Gerla per il trasporto di malati e morti in uso alla Arciconfraternita della Misericordia sin dal 13° secolo: viene soppiantata dalla più funzionale barella usata dai “Barelloni”

Fino ad allora, infatti, era invalso l’uso dei portantini dell’Arciconfraternita della Misericordia che, sin dal 13° secolo, trasportava malati e morti rannicchiati in capienti cestoni (detti appunto “gerle” o “zane”), ma questa tecnica di trasporto risultava scomoda e faticosa. I soccorritori della Misericordia erano aiutanti laici e portavano in testa il caratteristico cappuccio (detto “buffa”), calato fin sul viso, per non farsi riconoscere (in quanto l’azione caritatevole non era considerata veramente misericorde e gradita a Dio, se non scevra di ogni vanagloria).

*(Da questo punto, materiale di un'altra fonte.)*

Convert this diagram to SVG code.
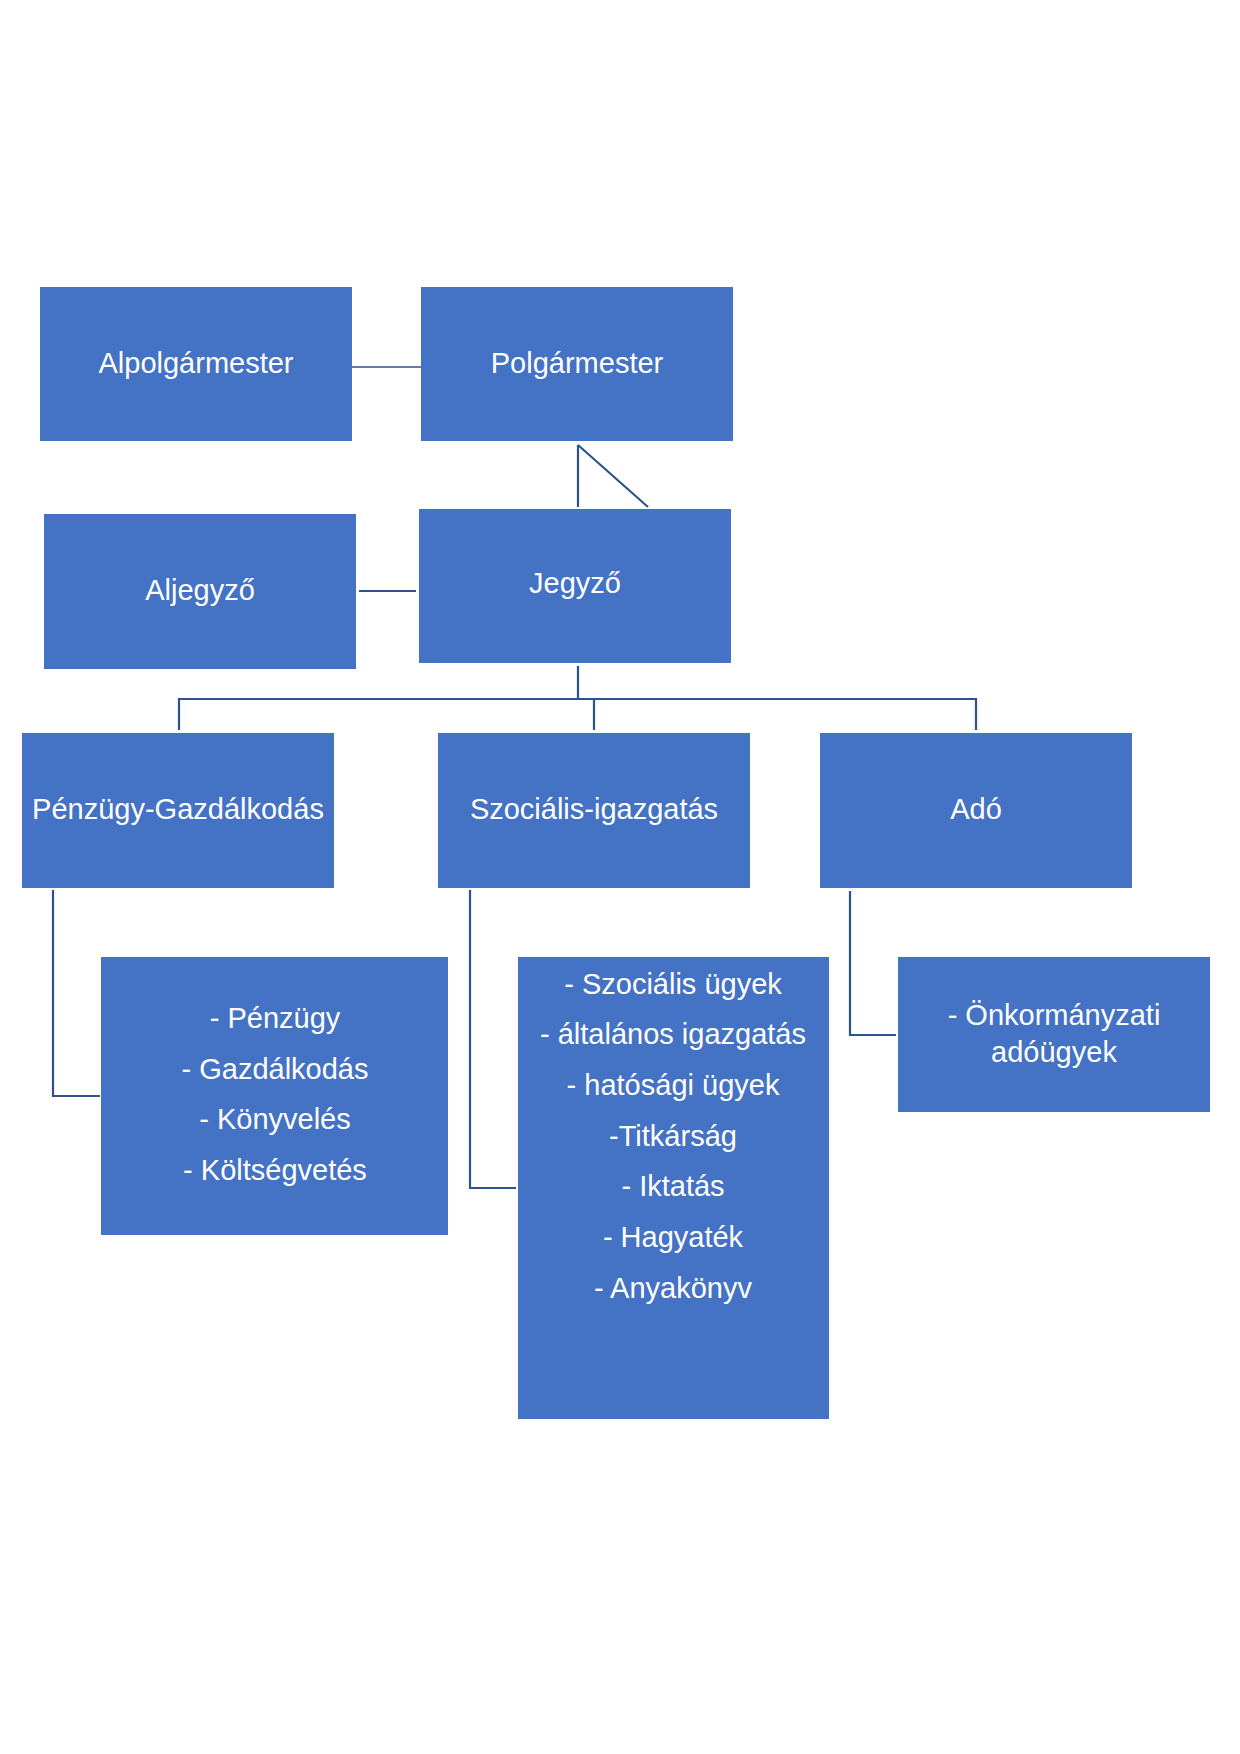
<svg xmlns="http://www.w3.org/2000/svg" width="1240" height="1754" viewBox="0 0 1240 1754">
<style>
.box{fill:#4472C4;}
.t{font-family:"Liberation Sans",Arial,sans-serif;font-size:29px;fill:#ffffff;text-anchor:middle;}
.c{fill:none;stroke:#2F528F;stroke-width:2.2;}
</style>
<rect width="1240" height="1754" fill="#ffffff"/>
<g id="connectors">
<line class="c" x1="352" y1="367" x2="421" y2="367" style="stroke-width:1.4"/>
<line class="c" x1="359" y1="591" x2="416" y2="591"/>
<line class="c" x1="578" y1="445" x2="578" y2="507"/>
<line class="c" x1="578" y1="445" x2="648" y2="507"/>
<path class="c" d="M578,666 V699 M179,730 V699 H976 V730 M594,699 V730"/>
<path class="c" d="M53,890 V1096 H100"/>
<path class="c" d="M470,890 V1188 H516"/>
<path class="c" d="M850,891 V1035 H896"/>
</g>
<g id="alpolgarmester"><rect class="box" x="40" y="287" width="312" height="154"/><text class="t" x="196" y="373">Alpolgármester</text></g>
<g id="polgarmester"><rect class="box" x="421" y="287" width="312" height="154"/><text class="t" x="577" y="373">Polgármester</text></g>
<g id="aljegyzo"><rect class="box" x="44" y="514" width="312" height="155"/><text class="t" x="200" y="600">Aljegyző</text></g>
<g id="jegyzo"><rect class="box" x="419" y="509" width="312" height="154"/><text class="t" x="575" y="593">Jegyző</text></g>
<g id="penzugy"><rect class="box" x="22" y="733" width="312" height="155"/><text class="t" x="178" y="819">Pénzügy-Gazdálkodás</text></g>
<g id="szocialis"><rect class="box" x="438" y="733" width="312" height="155"/><text class="t" x="594" y="819">Szociális-igazgatás</text></g>
<g id="ado"><rect class="box" x="820" y="733" width="312" height="155"/><text class="t" x="976" y="819">Adó</text></g>
<g id="penzugy-list"><rect class="box" x="101" y="957" width="347" height="278"/>
<text class="t" x="275" y="1028">- Pénzügy</text>
<text class="t" x="275" y="1079">- Gazdálkodás</text>
<text class="t" x="275" y="1129">- Könyvelés</text>
<text class="t" x="275" y="1180">- Költségvetés</text>
</g>
<g id="szocialis-list"><rect class="box" x="518" y="957" width="311" height="462"/>
<text class="t" x="673" y="994">- Szociális ügyek</text>
<text class="t" x="673" y="1044">- általános igazgatás</text>
<text class="t" x="673" y="1095">- hatósági ügyek</text>
<text class="t" x="673" y="1146">-Titkárság</text>
<text class="t" x="673" y="1196">- Iktatás</text>
<text class="t" x="673" y="1247">- Hagyaték</text>
<text class="t" x="673" y="1298">- Anyakönyv</text>
</g>
<g id="ado-list"><rect class="box" x="898" y="957" width="312" height="155"/>
<text class="t" x="1054" y="1025">- Önkormányzati</text>
<text class="t" x="1054" y="1062">adóügyek</text>
</g>
</svg>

L’innovativo utilizzo delle “barelle” al posto delle tradizionali gerle è rimasto anche nel parlato fiorentino sotto la specie di vocabolo derisorio: come spiega argutamente Pietro Fanfani nel suo Voci e maniere del parlar fiorentino, il termine barellòne si usava dire a Firenze di chi camminasse andando in qua e in là, come ubriaco, proprio perchè in tale atto assomigliava ai famosi portantini dell’Oratorio di San Filippo e Giacomo che, trasportando i malati in barella, ballavano da un piede all’altro per la fatica del peso.

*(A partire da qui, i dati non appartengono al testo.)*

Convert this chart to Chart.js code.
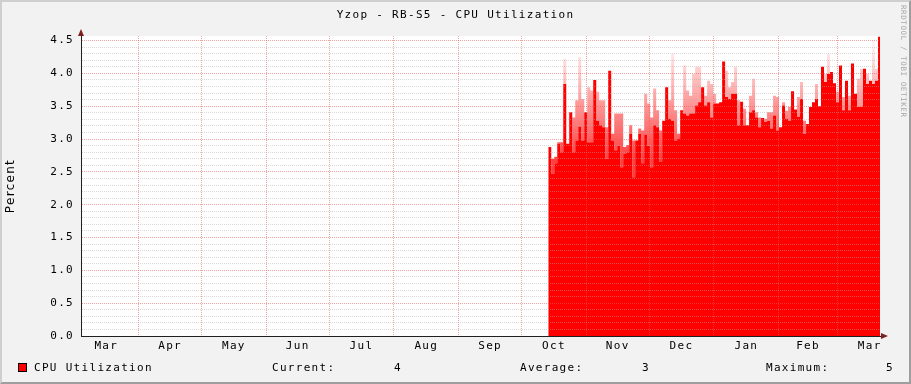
<!DOCTYPE html>
<html><head><meta charset="utf-8">
<script src="https://cdn.jsdelivr.net/npm/chart.js@4.4.1/dist/chart.umd.min.js"></script>
<style>
html,body{margin:0;padding:0;}
body{width:911px;height:384px;overflow:hidden;background:#f2f2f2;position:relative;font-family:"DejaVu Sans Mono",monospace;}
#frame{position:absolute;left:0;top:0;width:911px;height:384px;box-sizing:border-box;border-left:2px solid #cfcfcf;border-top:2px solid #cfcfcf;border-right:2px solid #9e9e9e;border-bottom:2px solid #9e9e9e;pointer-events:none;z-index:5}
canvas{position:absolute;left:0;top:0;}
.t{position:absolute;font-size:11px;letter-spacing:1.3px;color:#000;white-space:pre;line-height:11px}
#wm{position:absolute;left:899px;top:5px;font-size:7.5px;letter-spacing:0.6px;color:#a8a8a8;writing-mode:vertical-rl;white-space:pre;line-height:8px}
.box{position:absolute;left:18px;top:363px;width:9px;height:9px;box-sizing:border-box;border:1px solid #000;background:#ff0000}
.arrowUp{position:absolute;left:78px;top:29px;width:0;height:0;border-left:3px solid transparent;border-right:3px solid transparent;border-bottom:7px solid #801f1f}
.arrowRight{position:absolute;left:881px;top:333px;width:0;height:0;border-top:3px solid transparent;border-bottom:3px solid transparent;border-left:7px solid #801f1f}
</style></head>
<body>
<canvas id="c" width="911" height="384"></canvas>
<div class="t" style="left:0;width:911px;text-align:center;top:9px">Yzop - RB-S5 - CPU Utilization</div>
<div id="wm">RRDTOOL / TOBI OETIKER</div>
<div class="arrowUp"></div>
<div class="arrowRight"></div>
<div class="box"></div>
<div id="legend"></div>
<div id="frame"></div>
<script>
// ---- data ----
const seriesName = 'CPU Utilization';
const monthNames = ['Mar','Apr','May','Jun','Jul','Aug','Sep','Oct','Nov','Dec','Jan','Feb','Mar'];
// day offsets (from 1 Mar of first year) of month starts
const monthStarts = [0,31,61,92,122,153,184,214,245,275,306,337,365,396];
const axisStartDay = 3.4, axisEndDay = 385.4;
const dataStartDay = 226.8, dataStepDays = 1.433;
// solid (average) values, percent
const cpu = [
 2.88,2.47,2.63,2.93,2.80,3.84,2.93,3.41,2.80,2.98,3.19,2.98,3.41,2.95,2.95,3.90,3.28,3.21,3.18,2.70,4.04,2.98,2.83,2.90,2.57,2.78,2.80,3.08,
 2.42,2.98,3.08,2.63,3.06,2.90,2.57,3.21,3.18,2.65,3.28,3.79,3.31,3.28,2.98,3.01,3.44,3.39,3.36,3.39,3.39,3.51,3.56,3.79,3.51,3.56,
 3.33,3.54,3.54,3.56,4.18,3.64,3.61,3.69,3.69,3.21,3.57,3.21,3.21,3.41,3.44,3.33,3.18,3.32,3.26,3.28,3.16,3.36,3.13,3.18,3.51,3.31,3.28,3.73,3.45,
 3.34,3.61,3.08,3.23,3.49,3.56,3.61,3.50,4.10,3.87,3.99,4.02,3.85,3.56,4.12,3.44,3.89,3.44,4.15,3.69,3.49,3.49,4.07,3.84,3.89,3.84,3.89,4.56,3.89
];
// faded peaks above the solid area
const cpuPeak = [
 2.88,2.70,2.73,2.95,2.95,4.22,2.93,3.41,3.33,3.59,4.25,3.61,3.41,3.79,3.74,3.90,3.72,3.59,3.59,3.18,4.04,3.08,3.39,3.39,3.39,2.88,2.91,3.21,
 2.98,2.98,3.16,3.13,3.69,3.54,3.33,3.77,3.44,3.13,3.28,3.79,3.59,4.30,3.44,3.08,3.44,4.12,3.74,3.66,3.99,4.10,4.10,3.79,3.66,3.89,
 3.84,3.69,3.54,3.56,4.18,4.04,3.79,3.87,4.10,3.59,3.57,3.46,3.21,3.66,3.92,3.41,3.33,3.32,3.31,3.41,3.41,3.66,3.64,3.18,3.56,3.43,3.49,3.73,3.45,
 3.64,3.87,3.28,3.23,3.49,3.56,3.84,3.50,4.10,3.99,4.30,4.02,3.85,3.72,4.12,3.64,3.89,3.66,4.15,3.69,3.92,4.07,4.07,3.99,3.89,4.51,4.07,4.56,3.89
];
const yMax = 4.57;
const statLabels = ['Current:','Average:','Maximum:'];
const statValues = ['4','3','5'];

// ---- legend text ----
const lg = document.getElementById('legend');
function addText(txt, left){ const d=document.createElement('div'); d.className='t'; d.style.left=left+'px'; d.style.top='362px'; d.textContent=txt; lg.appendChild(d); }
addText(seriesName, 34);
const statLabelX=[272,520,766], statValueX=[394,642,886];
statLabels.forEach((s,i)=>{ addText(s, statLabelX[i]); addText(statValues[i], statValueX[i]); });

// ---- chart ----
const toPts = arr => arr.map((v,i)=>({x: dataStartDay + i*dataStepDays, y: v}));
const mids = monthNames.map((n,k)=>({value:(monthStarts[k]+monthStarts[k+1])/2, lab:n}));
const bounds = monthStarts.slice(1,13).map(v=>({value:v, lab:''}));

const MAJOR = 'rgba(225,90,90,0.55)';
const MINOR = 'rgba(170,170,170,0.45)';
const NONE = 'rgba(0,0,0,0)';

const spacing = {id:'spacing', beforeDraw(chart){ chart.ctx.letterSpacing='1.3px'; }};
const areaBg = {id:'areaBg', beforeDraw(chart){ const {ctx, chartArea:a}=chart; ctx.save(); ctx.fillStyle='#ffffff'; ctx.fillRect(a.left,a.top,a.right-a.left,a.bottom-a.top); ctx.restore(); }};

new Chart(document.getElementById('c'), {
  type:'line',
  data:{datasets:[
    {label:seriesName, data:toPts(cpu), stepped:true, fill:'origin', backgroundColor:'#ff0000', borderColor:NONE, borderWidth:0, pointRadius:0},
    {label:'peak', data:toPts(cpuPeak), stepped:true, fill:'-1', borderColor:NONE, borderWidth:0, pointRadius:0,
     backgroundColor:(ctx)=>{ const ch=ctx.chart; if(!ch.chartArea) return 'rgba(255,0,0,0.4)';
       const y=ch.scales.y; const g=ch.ctx.createLinearGradient(0,y.getPixelForValue(4.4),0,y.getPixelForValue(2.7));
       g.addColorStop(0,'rgba(255,0,0,0.05)'); g.addColorStop(1,'rgba(255,0,0,0.75)'); return g; }}
  ]},
  options:{
    responsive:false, animation:false, events:[],
    layout:{padding:{left:0,top:36,right:31,bottom:0}},
    plugins:{legend:{display:false}, tooltip:{enabled:false}, title:{display:false}},
    scales:{
      x:{type:'linear', min:axisStartDay, max:axisEndDay,
        afterBuildTicks:(s)=>{ s.ticks = bounds.concat(mids).sort((a,b)=>a.value-b.value); },
        afterFit:(s)=>{ s.height=48; },
        ticks:{autoSkip:false, maxRotation:0, minRotation:0, padding:4, color:'#000',
          font:{family:'DejaVu Sans Mono', size:11},
          callback:(v,i,t)=>t[i].lab},
        grid:{z:1, drawTicks:false, lineWidth:1, color:(c)=> (c.tick && c.tick.lab==='') ? MAJOR : NONE},
        border:{z:2, color:'rgb(31,31,31)', width:1, dash:[1,1]}
      },
      y:{type:'linear', min:0, max:yMax,
        afterBuildTicks:(s)=>{ const t=[]; for(let i=0;i<=45;i++) t.push({value:i/10}); s.ticks=t; },
        afterFit:(s)=>{ s.width=81; },
        title:{display:true, text:'Percent', color:'#000', font:{family:'DejaVu Sans', size:12}},
        ticks:{autoSkip:false, padding:7, color:'#000', font:{family:'DejaVu Sans Mono', size:11},
          callback:(v)=>{ const k=Math.round(v*10); return k%5===0 ? (k/10).toFixed(1) : ''; }},
        grid:{z:1, drawTicks:false, lineWidth:1, color:(c)=>{ const k=Math.round(c.tick.value*10); return k%5===0 ? MAJOR : MINOR; }},
        border:{z:2, color:'rgb(31,31,31)', width:1, dash:[1,1]}
      }
    }
  },
  plugins:[spacing, areaBg]
});
</script>
</body></html>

Ecco però le precise parole della colorita prosa del Fanfani, che ci dà anche qualche ragguaglio in più su questa Compagnia dei Barelloni: “Quando si vede un briaco camminar barellando, in modo che tutta la strada è sua, suol dirsi: Egli è della Compagnia de’ Barelloni, con equivoco garbatissimo, perchè una tale compagnia c’era davvero a Firenze […]. Uno dei loro uffici era quello di portare a seppellire i morti; e come a ciò usavano le barelle, così quindi fu a loro dato il nome di barelloni. Chi porta la barella con molto peso sopra, suole ire quasi saltellando, e si dondola in qua e in là, e però si dice che barellano i briachi, perchè nel camminare vanno come chi porta la barella“.